从字符串中有效地提取令牌

时间:2013-09-16 14:19:10

标签: c string

我有当前的C代码:

#include <string.h> // strdup
#include <stdio.h> // printf
#include <stdlib.h> // free

int main(int argc, char *argv[])
{
  const char isostr[] = "\\ISO 2022 IR 13\\ISO 2022 IR 87";

  char *query = strdup( isostr );
  char *token;
  char *str1;
  char *saveptr1;
  const char delim[] = "\\";

  for (str1 = query; ; str1 = NULL)
    {
    token = strtok_r(str1, delim, &saveptr1);
    if (token == NULL)
      break;
    printf(" --> %s\n", token);
    }
  free( query );

  return 0;
}

然而它正在回归:

 --> ISO 2022 IR 13
 --> ISO 2022 IR 87

虽然我需要回复:

 --> [null/empty]
 --> ISO 2022 IR 13
 --> ISO 2022 IR 87

strtok_r似乎在字符串“AA \ BB \ CC”和“AA \ BB \ CC \”或“\ AA \ BB \\ CC”之间没有任何区别。

3 个答案:

答案 0 :(得分:2)

如果分隔符只有1个字符,则可以使用strchr搜索它而不是标记化。 strtok将所有分隔符作为分隔符。

str1 = query;
while (1)
{
    char * sep = strchr(str1, '\\')
    if (sep != NULL) *sep = 0;
    printf(" --> %s\n", str1);
    if (sep == NULL) break;
    str1 = sep + 1;
}

答案 1 :(得分:1)

如果分隔符始终是单个字符,则可以这样执行:

char isostr[] = "\\ISO 2022 IR 13\\ISO 2022 IR 87";
char *p = isostr;
for (;;) {
    char *next = strchr(p, '\\');
    int len = next ? next-p : strlen(p);
    // This code makes a copy and frees it right away.
    // You may prefer your approach of `strdup`-ing, and setting '\0' in place.
    char *s = malloc(len+1);
    memcpy(s, p, len);
    s[len] = '\0';
    printf("--> '%s'\n", s);
    free(s);
    if (!next) break;
    p = next+1;
}

这可以处理前导和尾随空标记,只要中间有空标记即可。
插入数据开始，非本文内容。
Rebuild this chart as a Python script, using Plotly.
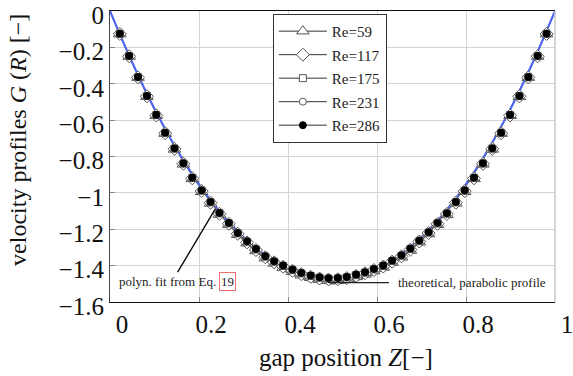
import plotly.graph_objects as go

# ---------------- data ----------------
Z = [0.022, 0.043, 0.063, 0.083, 0.104, 0.124, 0.145, 0.165, 0.185, 0.206,
     0.226, 0.246, 0.267, 0.287, 0.308, 0.328, 0.349, 0.369, 0.389, 0.410,
     0.430, 0.451, 0.471, 0.491, 0.512, 0.532, 0.553, 0.573, 0.593, 0.614,
     0.634, 0.655, 0.675, 0.695, 0.716, 0.736, 0.757, 0.777, 0.797, 0.818,
     0.838, 0.859, 0.879, 0.899, 0.920, 0.940, 0.961, 0.981]

re59 = [-0.127, -0.250, -0.366, -0.471, -0.576, -0.674, -0.761, -0.843, -0.923, -0.994,
        -1.058, -1.119, -1.175, -1.230, -1.277, -1.319, -1.359, -1.388, -1.412, -1.434,
        -1.453, -1.467, -1.477, -1.482, -1.481, -1.475, -1.462, -1.448, -1.430, -1.410,
        -1.383, -1.354, -1.317, -1.272, -1.226, -1.175, -1.121, -1.058, -0.994, -0.923,
        -0.843, -0.761, -0.674, -0.576, -0.471, -0.366, -0.250, -0.127]
re117 = [-0.126, -0.249, -0.365, -0.469, -0.574, -0.672, -0.758, -0.840, -0.920, -0.990,
         -1.054, -1.115, -1.170, -1.225, -1.272, -1.314, -1.354, -1.382, -1.406, -1.428,
         -1.447, -1.461, -1.471, -1.476, -1.475, -1.469, -1.456, -1.442, -1.424, -1.405,
         -1.378, -1.349, -1.312, -1.267, -1.221, -1.170, -1.116, -1.054, -0.990, -0.920,
         -0.840, -0.758, -0.672, -0.574, -0.469, -0.365, -0.249, -0.126]
re175 = [-0.125, -0.248, -0.364, -0.468, -0.572, -0.670, -0.757, -0.839, -0.918, -0.988,
         -1.052, -1.112, -1.168, -1.223, -1.269, -1.311, -1.351, -1.379, -1.402, -1.424,
         -1.443, -1.457, -1.467, -1.472, -1.471, -1.465, -1.452, -1.439, -1.421, -1.402,
         -1.375, -1.346, -1.309, -1.265, -1.219, -1.168, -1.114, -1.052, -0.988, -0.918,
         -0.839, -0.757, -0.670, -0.572, -0.468, -0.364, -0.248, -0.125]
re231 = [-0.125, -0.247, -0.363, -0.467, -0.571, -0.669, -0.756, -0.838, -0.917, -0.987,
         -1.051, -1.111, -1.166, -1.221, -1.267, -1.309, -1.349, -1.377, -1.400, -1.422,
         -1.441, -1.455, -1.465, -1.470, -1.469, -1.463, -1.450, -1.437, -1.419, -1.400,
         -1.373, -1.344, -1.307, -1.263, -1.217, -1.166, -1.113, -1.051, -0.987, -0.917,
         -0.838, -0.756, -0.669, -0.571, -0.467, -0.363, -0.247, -0.125]
re286 = [-0.125, -0.247, -0.363, -0.467, -0.571, -0.669, -0.755, -0.837, -0.916, -0.986,
         -1.050, -1.110, -1.165, -1.220, -1.266, -1.308, -1.348, -1.376, -1.399, -1.421,
         -1.440, -1.454, -1.464, -1.469, -1.468, -1.462, -1.449, -1.436, -1.418, -1.399,
         -1.372, -1.343, -1.306, -1.262, -1.216, -1.165, -1.112, -1.050, -0.986, -0.916,
         -0.837, -0.755, -0.669, -0.571, -0.467, -0.363, -0.247, -0.125]

Z_line = [0.0, 0.05, 0.10, 0.15, 0.20, 0.25, 0.30, 0.35, 0.40, 0.45, 0.50,
          0.55, 0.60, 0.65, 0.70, 0.75, 0.80, 0.85, 0.90, 0.95, 1.0]
theory = [0.0, -0.285, -0.540, -0.765, -0.960, -1.125, -1.260, -1.365, -1.440, -1.485, -1.500,
          -1.485, -1.440, -1.365, -1.260, -1.125, -0.960, -0.765, -0.540, -0.285, 0.0]
fit = [0.0, -0.283, -0.537, -0.760, -0.952, -1.113, -1.243, -1.343, -1.416, -1.463, -1.478,
       -1.463, -1.416, -1.343, -1.243, -1.113, -0.952, -0.760, -0.537, -0.283, 0.0]

series_names = ["Re=59", "Re=117", "Re=175", "Re=231", "Re=286"]
series_vals = [re59, re117, re175, re231, re286]

x_ticks = [0, 0.2, 0.4, 0.6, 0.8, 1]
x_ticktext = ["0", "0.2", "0.4", "0.6", "0.8", "1"]
y_ticks = [0, -0.2, -0.4, -0.6, -0.8, -1, -1.2, -1.4, -1.6]
y_ticktext = ["0", "\u22120.2", "\u22120.4", "\u22120.6", "\u22120.8", "\u22121",
              "\u22121.2", "\u22121.4", "\u22121.6"]

# ---------------- styles ----------------
FONT = "Liberation Serif"
marker_styles = [
    dict(symbol="triangle-up", size=11, color="white", line=dict(color="#555", width=1)),
    dict(symbol="diamond", size=10, color="white", line=dict(color="#555", width=1)),
    dict(symbol="square", size=7, color="white", line=dict(color="#555", width=1)),
    dict(symbol="circle", size=7, color="white", line=dict(color="#555", width=1)),
    dict(symbol="circle", size=7, color="black", line=dict(color="black", width=1)),
]

fig = go.Figure()

fig.add_trace(go.Scatter(x=Z_line, y=theory, mode="lines", line=dict(color="#666", width=1.5, shape="spline"),
                         showlegend=False, hoverinfo="skip"))
fig.add_trace(go.Scatter(x=Z_line, y=fit, mode="lines", line=dict(color="#4a66f5", width=2, shape="spline"),
                         showlegend=False, hoverinfo="skip"))

for name, vals, ms in zip(series_names, series_vals, marker_styles):
    fig.add_trace(go.Scatter(x=Z, y=vals, mode="markers", marker=ms, name=name, showlegend=False))

for i, (name, ms) in enumerate(zip(series_names, marker_styles)):
    fig.add_trace(go.Scatter(x=[None], y=[None], mode="lines+markers", name=name, marker=ms,
                             line=dict(color="#333", width=1), legendgroup=f"g{i}"))

fig.update_layout(
    width=573, height=376,
    margin=dict(l=110, r=18, t=11, b=74, autoexpand=False),
    paper_bgcolor="white", plot_bgcolor="white",
    font=dict(family=FONT, color="#111"),
    showlegend=True,
    legend=dict(x=0.366, y=0.99, xanchor="left", yanchor="top",
                bgcolor="white", bordercolor="#333", borderwidth=1,
                font=dict(family=FONT, size=15, color="#222"),
                tracegroupgap=1, traceorder="grouped", itemwidth=48),
)

fig.update_xaxes(range=[0, 1], tickvals=x_ticks, ticktext=x_ticktext,
                 showgrid=True, gridcolor="#d4d4d4", gridwidth=1,
                 showline=True, linecolor="#111", linewidth=1.2, mirror=True,
                 ticks="inside", ticklen=5, tickcolor="#888",
                 tickfont=dict(family=FONT, size=25, color="#111"), ticklabelshift=12,
                 ticklabeloverflow="allow", automargin=False,
                 zeroline=False)
fig.update_yaxes(range=[-1.6, 0], tickvals=y_ticks, ticktext=y_ticktext,
                 showgrid=True, gridcolor="#d4d4d4", gridwidth=1,
                 showline=True, linecolor="#444", linewidth=1.2, mirror=False,
                 ticks="inside", ticklen=5, tickcolor="#888",
                 tickfont=dict(family=FONT, size=25, color="#111"), ticklabelshift=4,
                 ticklabeloverflow="allow", automargin=False,
                 zeroline=False)

# axis titles
fig.add_annotation(x=0.530, y=-0.192, xref="paper", yref="paper",
                   text="gap position <i>Z</i>[\u2212]", showarrow=False,
                   xanchor="center", yanchor="middle",
                   font=dict(family=FONT, size=25, color="#111"))
fig.add_annotation(x=-0.2067, y=0.557, xref="paper", yref="paper",
                   text="velocity profiles <i>G</i> (<i>R</i>) [\u2212]", showarrow=False,
                   textangle=-90, xanchor="center", yanchor="middle",
                   font=dict(family=FONT, size=24, color="#111"))

# right frame edge (light gray)
fig.add_shape(type="line", xref="paper", yref="paper", x0=1, x1=1, y0=0, y1=1,
              line=dict(color="#c8c8c8", width=1.5))

# annotations
fig.add_shape(type="line", xref="x", yref="y", x0=0.152, y0=-1.436, x1=0.2366, y1=-1.088,
              line=dict(color="black", width=1.3))
fig.add_annotation(x=0.016, y=-1.486, xref="x", yref="y", text="polyn. fit from Eq.",
                   showarrow=False, xanchor="left", yanchor="middle",
                   font=dict(family=FONT, size=13, color="#222"))
fig.add_annotation(x=0.263, y=-1.486, xref="x", yref="y", text="19",
                   showarrow=False, xanchor="center", yanchor="middle",
                   bordercolor="#f07070", borderwidth=1, borderpad=1, bgcolor="white",
                   font=dict(family=FONT, size=13, color="#222"))
fig.add_shape(type="line", xref="x", yref="y", x0=0.49, y0=-1.493, x1=0.627, y1=-1.493,
              line=dict(color="#222", width=1.3))
fig.add_annotation(x=0.643, y=-1.493, xref="x", yref="y", text="theoretical, parabolic profile",
                   showarrow=False, xanchor="left", yanchor="middle",
                   font=dict(family=FONT, size=13, color="#222"))

fig.write_html("out.html")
这是demo on ideone

答案 2 :(得分:0)

您可以轻松地实现具有该行为的strtok类功能:

#include <string.h>
#include <stdio.h>
#include <stdlib.h>


/* \short tokenize a string
 * \param delim a delimiter char
 * \param str the string to tokenize or NULL for the next result
 * \return the current token or NULL if end of tokens.
 */
char* tokenize(char delim, char *str) {
    static char *stat_str = NULL;
    static char *position = NULL;
    static char *end;
    char *c;

    /* Add some assertions here... */

    if (str != NULL) {
        stat_str = str;
        end = stat_str + strlen(str) + 1;
    }
    position = stat_str;

    /* If the current position is the end of the original string, return NULL */
    if (position == end) {
        return NULL;
    }

    /* Search for the next occurence of the delimiter and change it to a null char */
    for (c = position; *c != 0; c++) {
        if (*c == delim) {
            *c = 0;
            break;
        }
    }

    /* Set the position to the next char */
    stat_str = c + 1;

    /* return the current token */
    return position;
}

int main() {
    const char str[] = "\\ISO 2022 IR 13\\ISO 2022 IR 87";

    char *query = strdup(str);

    for (char *token = tokenize('\\', query); token != NULL;token = tokenize('\\', NULL)) {
        printf("Token [%s]\n", token);
    }

    free(query);
}